HuggingFace's open recipe for cloning DeepSeek-R1
A community effort to reverse-engineer and openly reproduce the training pipeline behind DeepSeek's famous reasoning model.

What it does Open R1 is a work-in-progress toolkit that aims to rebuild the entire DeepSeek-R1 pipeline in the open. It provides training scripts for supervised fine-tuning and GRPO reinforcement learning, plus data generation tools that use Distilabel to distill reasoning traces from DeepSeek-R1 itself. A Makefile ties the steps together so you can run the pipeline without memorizing long shell commands.

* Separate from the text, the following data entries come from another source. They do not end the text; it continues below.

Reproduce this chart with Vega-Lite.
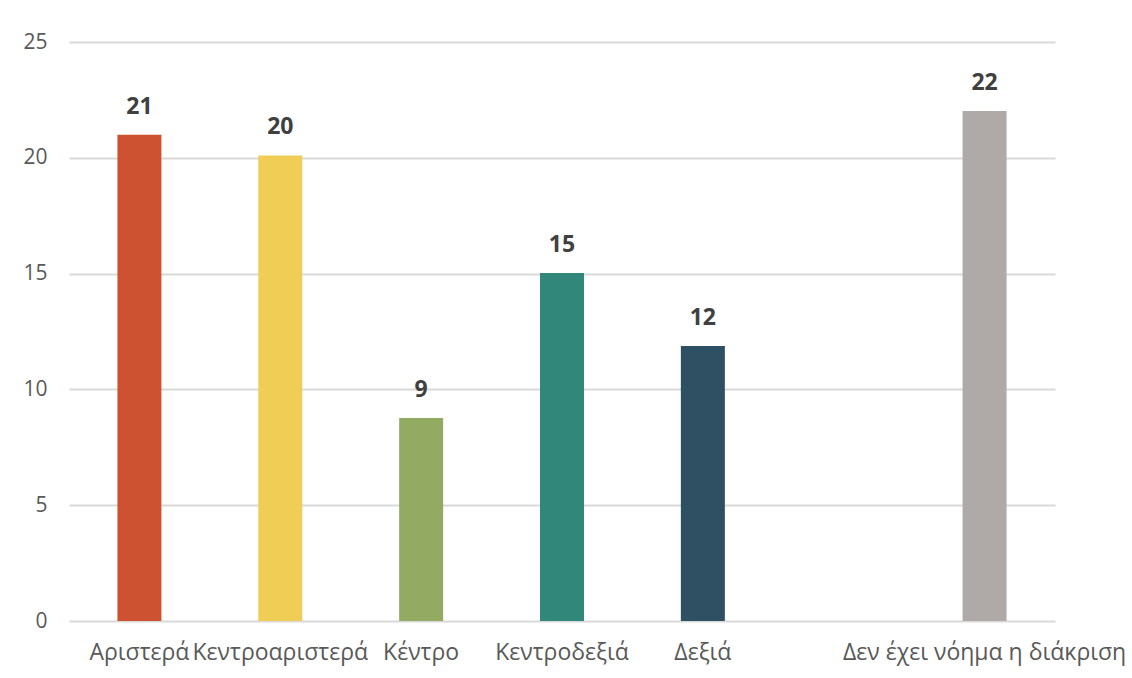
{
  "$schema": "https://vega.github.io/schema/vega-lite/v6.json",
  "width": 986,
  "height": 579,
  "autosize": "none",
  "padding": {"left": 69, "top": 42, "right": 77, "bottom": 57},
  "background": "white",
  "config": {
    "view": {"stroke": null},
    "font": "Open Sans"
  },
  "data": {
    "values": [
      {"cat": "Αριστερά", "value": 21.0, "color": "#CD5232"},
      {"cat": "Κεντροαριστερά", "value": 20.1, "color": "#F0CD55"},
      {"cat": "Κέντρο", "value": 8.77, "color": "#93AA63"},
      {"cat": "Κεντροδεξιά", "value": 15.03, "color": "#30877A"},
      {"cat": "Δεξιά", "value": 11.87, "color": "#2F4F62"},
      {"cat": "Δεν έχει νόημα η διάκριση", "value": 22.02, "color": "#AFAAA8"}
    ]
  },
  "encoding": {
    "x": {
      "field": "cat",
      "type": "nominal",
      "sort": null,
      "scale": {
        "domain": ["Αριστερά", "Κεντροαριστερά", "Κέντρο", "Κεντροδεξιά", "Δεξιά", " ", "Δεν έχει νόημα η διάκριση"],
        "paddingInner": 0,
        "paddingOuter": 0
      },
      "axis": {
        "title": null,
        "labelAngle": 0,
        "labelFontSize": 23,
        "labelColor": "#595959",
        "labelPadding": 20,
        "labelLimit": 400,
        "labelOverlap": false,
        "ticks": false,
        "domain": false
      }
    },
    "y": {
      "field": "value",
      "type": "quantitative",
      "scale": {"domain": [0, 25]},
      "axis": {
        "title": null,
        "values": [0, 5, 10, 15, 20, 25],
        "labelFontSize": 21,
        "labelColor": "#595959",
        "labelPadding": 22,
        "ticks": false,
        "domain": false,
        "gridColor": "#D9D9D9",
        "gridWidth": 2
      }
    }
  },
  "layer": [
    {
      "mark": {"type": "bar", "size": 44},
      "encoding": {
        "color": {"field": "color", "type": "nominal", "scale": null, "legend": null}
      }
    },
    {
      "mark": {"type": "text", "baseline": "alphabetic", "dy": -21, "fontSize": 23, "fontWeight": "bold", "color": "#404040"},
      "encoding": {
        "text": {"field": "value", "type": "quantitative", "format": ".0f"}
      }
    }
  ]
}
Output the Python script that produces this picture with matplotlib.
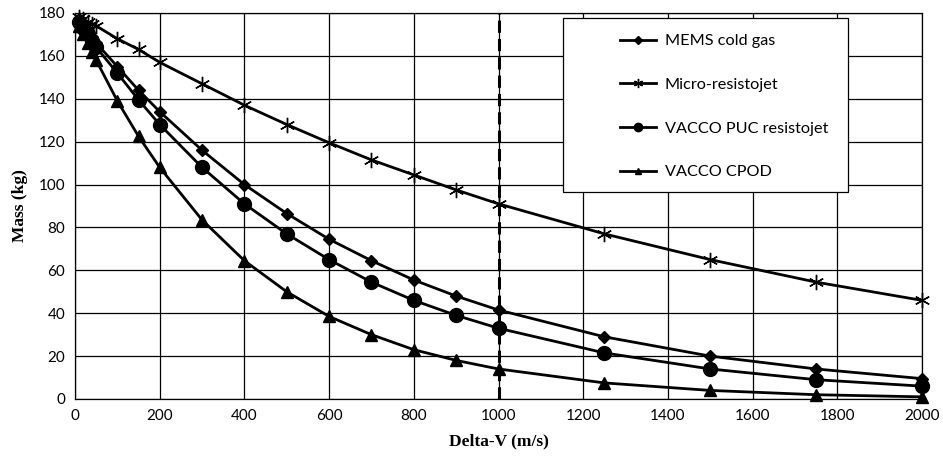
import numpy as np
import matplotlib
matplotlib.use("Agg")
import matplotlib.pyplot as plt
from matplotlib.patches import Rectangle

# delta-v points (m/s)
dv = [10, 20, 30, 40, 50, 100, 150, 200, 300, 400, 500, 600, 700, 800, 900,
      1000, 1250, 1500, 1750, 2000]

mems = [177, 175, 172, 169, 166, 155, 144, 134, 116, 100, 86.5, 74.5, 64.5,
        55.5, 48, 41.5, 29, 20, 14, 9.5]
micro = [178, 177, 176, 175, 174, 168, 163, 157, 147, 137, 128, 119.5, 111.5,
         104.5, 97.5, 91, 77, 65, 54.5, 46]
puc = [176, 173, 170, 167, 164, 152, 139.5, 128, 108, 91, 77, 65, 54.5,
       46, 39, 33, 21.5, 14, 9, 6]
cpod = [174, 170, 166, 162, 158, 139, 122.5, 108, 83.5, 64.5, 50, 38.5, 30,
        23, 18, 14, 7.5, 4, 2, 1]

labels = ["MEMS cold gas", "Micro-resistojet", "VACCO PUC resistojet", "VACCO CPOD"]
limit_dv = 1000

plt.rcParams['font.family'] = ['Lato', 'DejaVu Sans']

W, H = 943, 458
L, R, T, B = 75, 922, 13, 399   # plot area in pixels

def ax_x(px):
    return (px - L) / (R - L)

def ax_y(py):
    return (B - py) / (B - T)

fig = plt.figure(figsize=(W / 100, H / 100), dpi=100)
ax = fig.add_axes([L / W, (H - B) / H, (R - L) / W, (B - T) / H])

lw = 2.0
ax.plot(dv, mems, color='black', lw=lw, marker='D', ms=6.5, label=labels[0], clip_on=False, zorder=3)
ax.plot(dv, micro, color='black', lw=lw, marker=(6, 2, 0), ms=11, mew=1.0, label=labels[1], clip_on=False, zorder=3)
ax.plot(dv, puc, color='black', lw=lw, marker='o', ms=10, label=labels[2], clip_on=False, zorder=3)
ax.plot(dv, cpod, color='black', lw=lw, marker='^', ms=8, label=labels[3], clip_on=False, zorder=3)

ax.axvline(limit_dv, color='black', lw=2.2, ls=(0, (4, 2)), zorder=2.5)

ax.set_xlim(0, 2000)
ax.set_ylim(0, 180)
ax.set_xticks(np.arange(0, 2001, 200))
ax.set_yticks(np.arange(0, 181, 20))
ax.grid(True, color='black', lw=0.9)
ax.set_axisbelow(True)
for s in ax.spines.values():
    s.set_linewidth(0.9)
ax.tick_params(length=0, labelsize=11, pad=7)

ax.set_xlabel("Delta-V (m/s)", family='Liberation Serif', fontweight='bold', fontsize=12.5, labelpad=8)
ax.set_ylabel("Mass (kg)", family='Liberation Serif', fontweight='bold', fontsize=12.5, labelpad=8)

# legend frame
fx0, fx1, fy0, fy1 = 563, 848, 18, 192
ax.add_patch(Rectangle((ax_x(fx0), ax_y(fy1)), ax_x(fx1) - ax_x(fx0), ax_y(fy0) - ax_y(fy1),
                       transform=ax.transAxes, facecolor='white', edgecolor='black', lw=0.9, zorder=4))
leg = ax.legend(loc='upper left', bbox_to_anchor=(ax_x(612), ax_y(26)),
                frameon=False, fontsize=11.7, borderpad=0, handlelength=2.2,
                handletextpad=0.55, labelspacing=1.8, markerscale=0.6)
leg.set_zorder(5)

fig.savefig("out.png", dpi=100)
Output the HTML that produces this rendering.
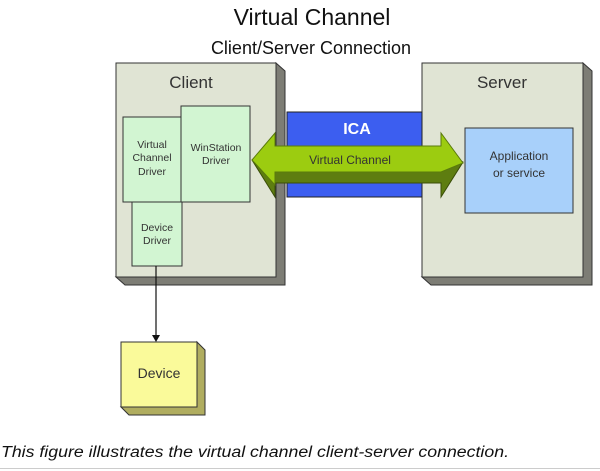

The interesting bit The project is deliberately simple—just three core scripts and a Makefile—because the real work is in the data and the recipes. They have already completed “Step 1” by releasing Mixture-of-Thoughts, a 350k-sample verified reasoning dataset, and training a 7B model that matches DeepSeek’s distilled version on math and coding benchmarks.
Key highlights
- Releases curated datasets: Mixture-of-Thoughts (350k traces), CodeForces-CoTs (10k problems, 100k solutions), and OpenR1-Math-220k
- OpenR1-Distill-7B scores 52.7 on AIME 2024 versus DeepSeek’s 51.3, and 89.0 on MATH-500 versus 93.5
- Supports SFT and GRPO training via Accelerate + DeepSpeed ZeRO-2/3, with vLLM backend for scalable generation
- Single-node and multi-node Slurm recipes provided, including colocated vLLM mode for smaller models
- Data generation recipes to distill from either small models or the full DeepSeek-R1
Caveats
- Requires CUDA 12.4 and PyTorch 2.6.0; version mismatches cause segmentation faults
- Training configs target 8× H100 (80GB) nodes; you’ll need to retune batch sizes for other hardware
- Chat template and EOS token handling is finicky and varies by base model (Qwen, Llama, etc.)
- Steps 2 and 3 (pure RL pipeline, full multi-stage training) are still incomplete
Verdict Worth a look if you’re researching reasoning models or need a reproducible baseline for distillation. Skip it if you want a polished, end-to-end product—this is explicitly a construction site, not a finished building.